● **INFORMATION PROVIDED**

--------------------------------------------------

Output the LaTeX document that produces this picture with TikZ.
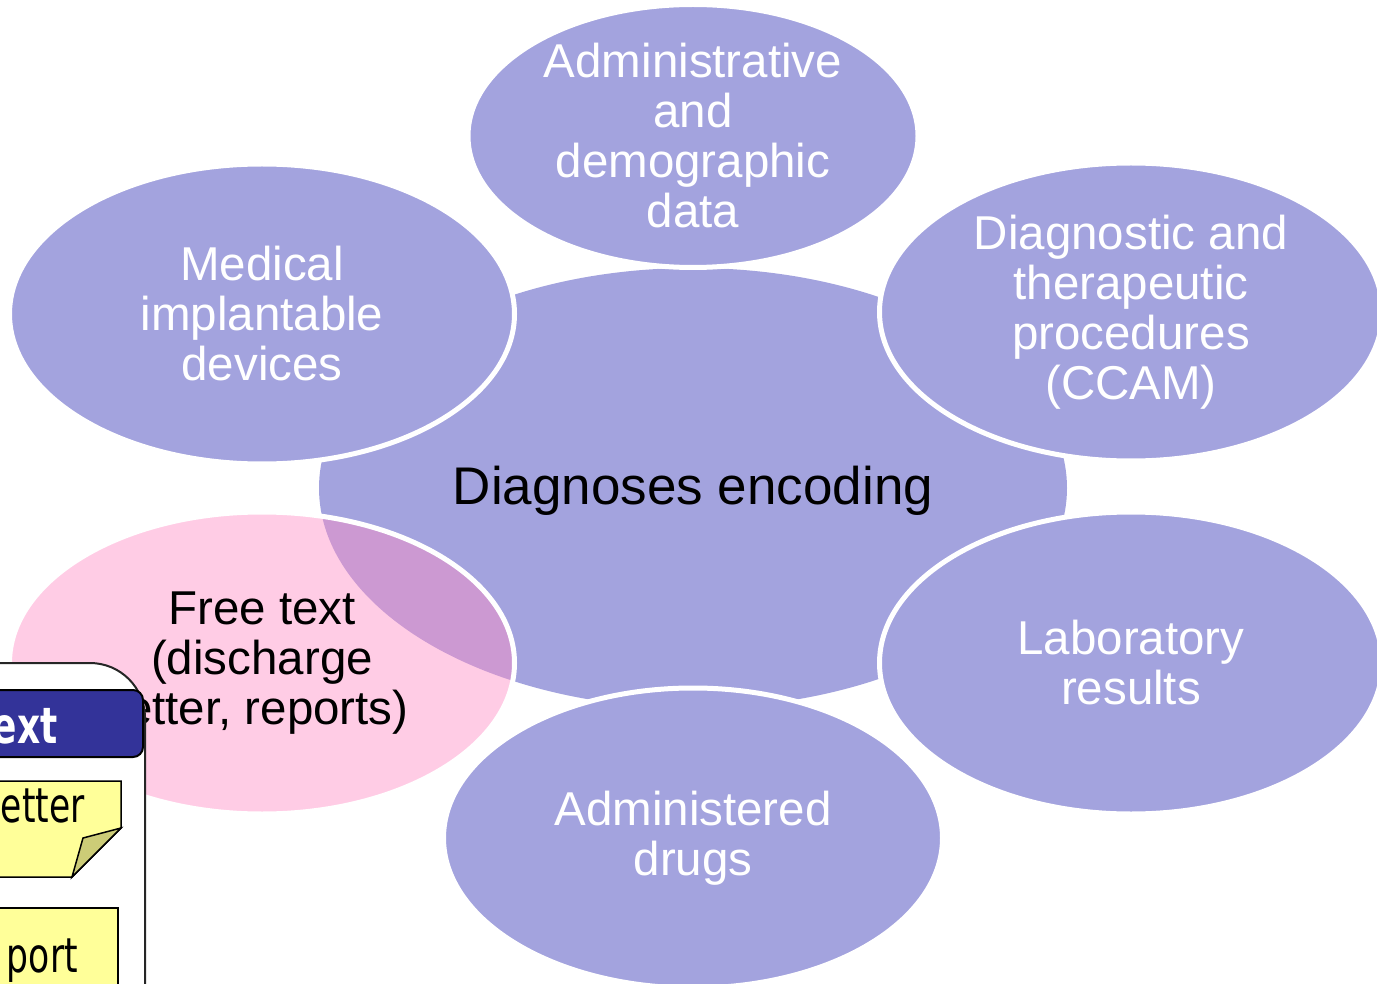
\documentclass[tikz,border=0pt]{standalone}
\usepackage{fontspec}
\setmainfont{Liberation Sans}
\newfontfamily\notefont[FakeStretch=0.72]{DejaVu Sans}
\usetikzlibrary{shapes.geometric}
\definecolor{bubblepurple}{RGB}{163,163,222}
\definecolor{freepink}{RGB}{255,142,197}
\definecolor{headerblue}{RGB}{51,51,153}
\definecolor{noteyellow}{RGB}{255,255,153}
\definecolor{notefold}{RGB}{204,204,119}

\tikzset{
  bubble/.style={ellipse, fill=bubblepurple, draw=white, line width=5pt, inner sep=0pt},
  bubbletext/.style={text=white, align=center, inner sep=0pt, font=\fontsize{47.5}{50}\selectfont},
  note/.style={fill=noteyellow, draw=black, line width=1.5pt},
  notetext/.style={anchor=base east, inner sep=0pt, font=\notefont\fontsize{48}{50}\selectfont}
}

\begin{document}
\begin{tikzpicture}[x=1pt, y=-1pt]
        \clip (0,0) rectangle (1377,984);

        % Central ellipse
        \node[ellipse, fill=bubblepurple, inner sep=0pt, minimum width=748pt, minimum height=440pt] (centre) at (693,488) {};
        \node[font=\fontsize{53}{56}\selectfont, inner sep=0pt] (centre-txt) at ([yshift=-3pt]centre) {Diagnoses encoding};

        % Data sources
        \foreach \name/\x/\y/\w/\h/\txt in {admin/693/136/450/263/{Administrative\\and\\demographic\\data}, med/262/314/505/300/{Medical\\implantable\\devices}, diag/1131/312/503/298/{Diagnostic and\\therapeutic\\procedures\\(CCAM)}, lab/1131/663/503/302/{Laboratory\\results}, drugs/693/838/499/300/{Administered\\drugs}} {
            \node[bubble, minimum width=\w pt, minimum height=\h pt] (\name) at (\x,\y) {};
            \node[bubbletext] (\name-txt) at (\name) {\txt};
        }

        % Free text, see-through
        \node[bubble, fill=freepink, fill opacity=0.45, draw opacity=1, minimum width=505pt, minimum height=302pt] (free) at (262,663) {};
        \node[bubbletext, text=black] (free-txt) at (free) {Free text\\(discharge\\letter, reports)};

        % Document box at the left edge
        \draw[fill=white, draw=black!85, line width=2pt] (-20,1010) -- (-20,663) -- (90,663) arc[start angle=90, end angle=0, radius=55pt] -- (145,1010);
        \draw[fill=headerblue, draw=black, line width=2pt, rounded corners=10pt] (-40,690) rectangle (143,757);
        \node[notetext, text=white, font=\notefont\bfseries\fontsize{50}{52}\selectfont] (header-txt) at (58,743) {ext};

        % Notes
        \draw[note] (-20,781) -- (121,781) -- (121,828) -- (72,877) -- (-20,877) -- cycle;
        \draw[note, fill=notefold] (121,828) -- (83,838) -- (72,877) -- cycle;
        \node[notetext] (letter-txt) at (85,822) {etter};
        \draw[note] (-20,1010) -- (-20,908) -- (118,908) -- (118,1010);
        \node[notetext] (report-txt) at (78,972) {port};
\end{tikzpicture}
\end{document}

--------------------------------------------------

Copy out all of the data word for word. Do not carry over any picture.

● **SOLUTION TO THIS TASK**
Output the LaTeX document that produces this picture with TikZ.
\documentclass[tikz,border=0pt]{standalone}
\usepackage{fontspec}
\setmainfont{Liberation Sans}
\newfontfamily\notefont[FakeStretch=0.72]{DejaVu Sans}
\usetikzlibrary{shapes.geometric}
\definecolor{bubblepurple}{RGB}{163,163,222}
\definecolor{freepink}{RGB}{255,142,197}
\definecolor{headerblue}{RGB}{51,51,153}
\definecolor{noteyellow}{RGB}{255,255,153}
\definecolor{notefold}{RGB}{204,204,119}

\tikzset{
  bubble/.style={ellipse, fill=bubblepurple, draw=white, line width=5pt, inner sep=0pt},
  bubbletext/.style={text=white, align=center, inner sep=0pt, font=\fontsize{47.5}{50}\selectfont},
  note/.style={fill=noteyellow, draw=black, line width=1.5pt},
  notetext/.style={anchor=base east, inner sep=0pt, font=\notefont\fontsize{48}{50}\selectfont}
}

\begin{document}
\begin{tikzpicture}[x=1pt, y=-1pt]
        \clip (0,0) rectangle (1377,984);

        % Central ellipse
        \node[ellipse, fill=bubblepurple, inner sep=0pt, minimum width=748pt, minimum height=440pt] (centre) at (693,488) {};
        \node[font=\fontsize{53}{56}\selectfont, inner sep=0pt] (centre-txt) at ([yshift=-3pt]centre) {Diagnoses encoding};

        % Data sources
        \foreach \name/\x/\y/\w/\h/\txt in {admin/693/136/450/263/{Administrative\\and\\demographic\\data}, med/262/314/505/300/{Medical\\implantable\\devices}, diag/1131/312/503/298/{Diagnostic and\\therapeutic\\procedures\\(CCAM)}, lab/1131/663/503/302/{Laboratory\\results}, drugs/693/838/499/300/{Administered\\drugs}} {
            \node[bubble, minimum width=\w pt, minimum height=\h pt] (\name) at (\x,\y) {};
            \node[bubbletext] (\name-txt) at (\name) {\txt};
        }

        % Free text, see-through
        \node[bubble, fill=freepink, fill opacity=0.45, draw opacity=1, minimum width=505pt, minimum height=302pt] (free) at (262,663) {};
        \node[bubbletext, text=black] (free-txt) at (free) {Free text\\(discharge\\letter, reports)};

        % Document box at the left edge
        \draw[fill=white, draw=black!85, line width=2pt] (-20,1010) -- (-20,663) -- (90,663) arc[start angle=90, end angle=0, radius=55pt] -- (145,1010);
        \draw[fill=headerblue, draw=black, line width=2pt, rounded corners=10pt] (-40,690) rectangle (143,757);
        \node[notetext, text=white, font=\notefont\bfseries\fontsize{50}{52}\selectfont] (header-txt) at (58,743) {ext};

        % Notes
        \draw[note] (-20,781) -- (121,781) -- (121,828) -- (72,877) -- (-20,877) -- cycle;
        \draw[note, fill=notefold] (121,828) -- (83,838) -- (72,877) -- cycle;
        \node[notetext] (letter-txt) at (85,822) {etter};
        \draw[note] (-20,1010) -- (-20,908) -- (118,908) -- (118,1010);
        \node[notetext] (report-txt) at (78,972) {port};
\end{tikzpicture}
\end{document}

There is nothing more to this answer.